The cargoes' supplier, BB Energy, has now made an open credit agreement with Petroecuador, thus enabling it to take delivery of the two cargoes.

The case highlights how suppliers, traders and buyers are managing to navigate sanctions as countries snub Russian energy products in response to Moscow's invasion of Ukraine.

Background

Petroecuador has announced that it is lifting a force majeure it declared over the cargoes of diesel after reaching an alternative financing agreement with Dubai-based BB Energy, which was founded in 1937 in Lebanon.

BB Energy won the rights to sell Petroecuador two diesel cargoes in a December tender where a total of 2.24 million barrels were awarded to different companies.

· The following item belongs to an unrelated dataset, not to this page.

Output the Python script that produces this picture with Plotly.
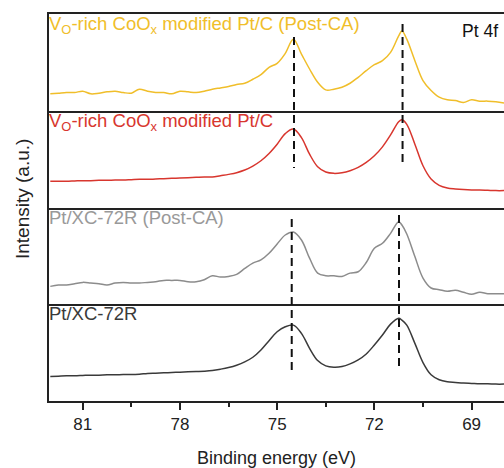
import plotly.graph_objects as go
from plotly.subplots import make_subplots

# Binding energy grid (eV)
energy = [82.0, 81.75, 81.5, 81.25, 81.0, 80.75, 80.5, 80.25, 80.0, 79.75,
          79.5, 79.25, 79.0, 78.75, 78.5, 78.25, 78.0, 77.75, 77.5, 77.25,
          77.0, 76.75, 76.5, 76.25, 76.0, 75.75, 75.5, 75.25, 75.0, 74.75,
          74.5, 74.25, 74.0, 73.75, 73.5, 73.25, 73.0, 72.75, 72.5, 72.25,
          72.0, 71.75, 71.5, 71.25, 71.15, 71.0, 70.75, 70.5, 70.25, 70.0,
          69.75, 69.5, 69.25, 69.0, 68.75, 68.5, 68.25, 68.0]

vo_post = [51, 53, 55, 55, 59, 51, 53, 57, 59, 55,
           53, 65, 59, 55, 55, 51, 59, 57, 55, 59,
           65, 69, 73, 79, 83, 95, 109, 131, 143, 173,
           216, 171, 126, 86, 63, 65, 71, 83, 101, 121,
           139, 151, 176, 226, 241, 216, 151, 91, 61, 41,
           33, 31, 25, 33, 29, 29, 27, 23]

vo_fresh = [79, 79, 79, 80, 81, 81, 82, 82, 83, 83,
            84, 85, 85, 86, 87, 88, 89, 90, 91, 92,
            92, 96, 100, 105, 113, 125, 141, 163, 191, 223,
            237, 211, 161, 123, 107, 103, 105, 111, 121, 136,
            156, 183, 219, 259, 265, 251, 191, 126, 86, 67,
            59, 56, 54, 53, 53, 52, 51, 51]

xc_post = [54, 58, 58, 62, 66, 64, 62, 58, 64, 66,
           64, 64, 66, 68, 72, 72, 72, 68, 68, 74,
           86, 82, 84, 90, 108, 124, 134, 154, 182, 209,
           218, 194, 139, 94, 86, 86, 84, 94, 98, 126,
           169, 184, 214, 249, 239, 212, 144, 79, 49, 44,
           39, 42, 36, 30, 36, 32, 32, 32]

xc_fresh = [74, 75, 76, 76, 77, 78, 78, 79, 79, 80,
            80, 81, 83, 84, 85, 86, 87, 88, 89, 90,
            92, 96, 101, 108, 118, 132, 154, 182, 209, 224,
            229, 204, 159, 122, 106, 102, 104, 112, 124, 142,
            169, 199, 232, 250, 244, 229, 174, 116, 79, 64,
            58, 56, 54, 53, 52, 52, 51, 51]

labels = ["V<sub>O</sub>-rich CoO<sub>x</sub> modified Pt/C (Post-CA)",
          "V<sub>O</sub>-rich CoO<sub>x</sub> modified Pt/C",
          "Pt/XC-72R (Post-CA)",
          "Pt/XC-72R"]
colors = ["#F0BE2A", "#D8362E", "#8C8C8C", "#3A3A3A"]
label_colors = ["#F0BE2A", "#D8362E", "#999999", "#3A3A3A"]
series = [vo_post, vo_fresh, xc_post, xc_fresh]

peak_top_pair = [74.48, 71.13]
peak_bottom_pair = [74.55, 71.24]

font_family = "Liberation Sans, Arial, sans-serif"
frame = "#222222"

fig = make_subplots(rows=4, cols=1, shared_xaxes=True, vertical_spacing=0)

for i, (ys, col) in enumerate(zip(series, colors)):
    fig.add_trace(go.Scatter(x=energy, y=ys, mode="lines",
                             line=dict(color=col, width=1.5, shape="spline", smoothing=1.0),
                             showlegend=False), row=i + 1, col=1)
    fig.update_yaxes(range=[0, 292], showticklabels=False, ticks="", showgrid=False,
                     zeroline=False, showline=True, linecolor=frame, linewidth=2,
                     mirror=False, row=i + 1, col=1)
    fig.add_annotation(text=labels[i], x=0, y=1, xref="x domain" if i == 0 else f"x{i+1} domain",
                       yref="y domain" if i == 0 else f"y{i+1} domain",
                       xanchor="left", yanchor="top", yshift=3, xshift=-2, showarrow=False,
                       font=dict(size=18.5, color=label_colors[i], family=font_family))

for i in range(1, 5):
    fig.update_xaxes(range=[82.04, 68.0], showgrid=False, zeroline=False, showline=True,
                     linecolor=frame, linewidth=2, mirror=(i == 1),
                     ticks="outside" if i == 4 else "", showticklabels=(i == 4),
                     tick0=69, dtick=3, ticklen=7, tickwidth=1.5, tickcolor=frame,
                     row=i, col=1)

fig.update_xaxes(minor=dict(dtick=1.5, tick0=69, ticks="outside", ticklen=4,
                            tickwidth=1.5, tickcolor=frame),
                 title=dict(text="Binding energy (eV)", standoff=18,
                            font=dict(size=18, color="#222", family=font_family)),
                 tickfont=dict(size=17, color="#222", family=font_family),
                 row=4, col=1)

def py(pix):
    return (401 - pix) / 387

dash_segments = [(peak_top_pair[0], py(37), py(168)), (peak_top_pair[1], py(24), py(166)),
                 (peak_bottom_pair[0], py(219), py(371)), (peak_bottom_pair[1], py(215), py(368))]
for xv, y0, y1 in dash_segments:
    fig.add_shape(type="line", xref="x", yref="paper", x0=xv, x1=xv, y0=y0, y1=y1,
                  line=dict(color="#111", width=2, dash="8px,5px"))

fig.add_annotation(text="Pt 4f", x=0.992, y=1, xref="x domain", yref="y domain",
                   xanchor="right", yanchor="top", yshift=-5, showarrow=False,
                   font=dict(size=17.5, color="#111", family=font_family))

fig.add_annotation(text="Intensity (a.u.)", x=(22 - 49) / 455, y=py(199), xref="paper", yref="paper",
                   textangle=-90, showarrow=False, xanchor="center", yanchor="middle",
                   font=dict(size=19, color="#222", family=font_family))

fig.update_layout(width=504, height=468, margin=dict(l=49, r=0, t=14, b=67),
                  plot_bgcolor="white", paper_bgcolor="white",
                  font=dict(family=font_family))

fig.write_html("out.html")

The cargoes were bought, loaded and shipped before Ecuador imposed sanctions on Russia over its invasion of Ukraine but were left stranded offshore Ecuador after BCE stopped providing L/Cs for Russian fuel.

L/C warning

Mid-sized trader BB Energy, the third largest supplier of fuels to Ecuador after Trafigura Group and Freepoint Commodities, has now agreed with Petroecuador an open credit arrangement with deferred payment in order to deliver the cargoes. Under this deal, payment can be made by Petroecuador 90 days after the tankers' arrival.

Petroecuador meanwhile has told suppliers it is no longer able to receive products of Russian origin because it is impossible for the state-owned oil company to obtain L/Cs for such products.

This article represents the views of the author and not necessarily those of the ICC or Coastline Solutions.